So here it is November something and I am back in Calgary... Will I ever settle? I don't think so. I continue to watch the calendar, waiting for the 25th so that I can be back in Utah for a second and indulge in Aunt Shelley's Thanksgiving feast. She is such a good cook. I also want to spend a moment with some friends if I have some time. And IF they remember who I am. haha
Sitting here in the cold office that is Tage Davidsen Drywall, I am reminded of the fact that I forgot all of my winter things in the states... What am I to do? Go shopping I guess. It is great to be back here... If I want to fall back into my old habits that is. But I don't! I keep trying to get away from this place in yet for some odd reason I am always back here. And I love every minute of it. Am I suppose to stay and work here for the rest of my existence? Or is there a path for me to actually become American, get married, have a family and live in the states for the rest of my life?

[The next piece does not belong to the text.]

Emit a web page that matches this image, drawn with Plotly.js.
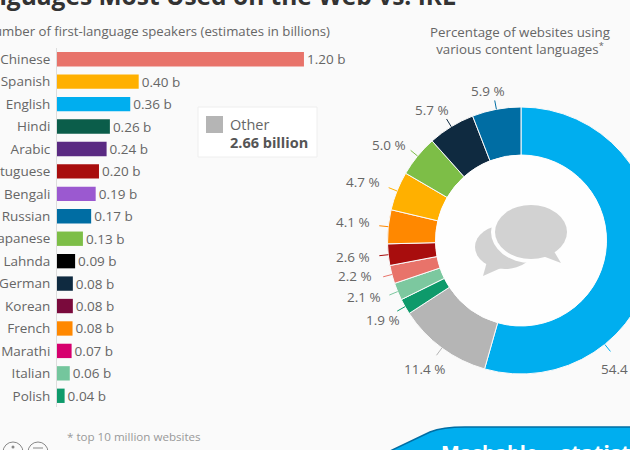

I hate this "not knowing" crap. All I need are a few simple answers.... and ASAP please.
Anyway, this isn't a sad message. I am loving the crisp, Calgary air. I have had some fun seeing old friends and driving around a city that I know backwards and forwards. I do miss Utah and it's beautiful mountains. I think I shall enroll in school again so I can spend another 4 years (give or take) there without hesitation. haha
Hmmm almost time to start closing up shop.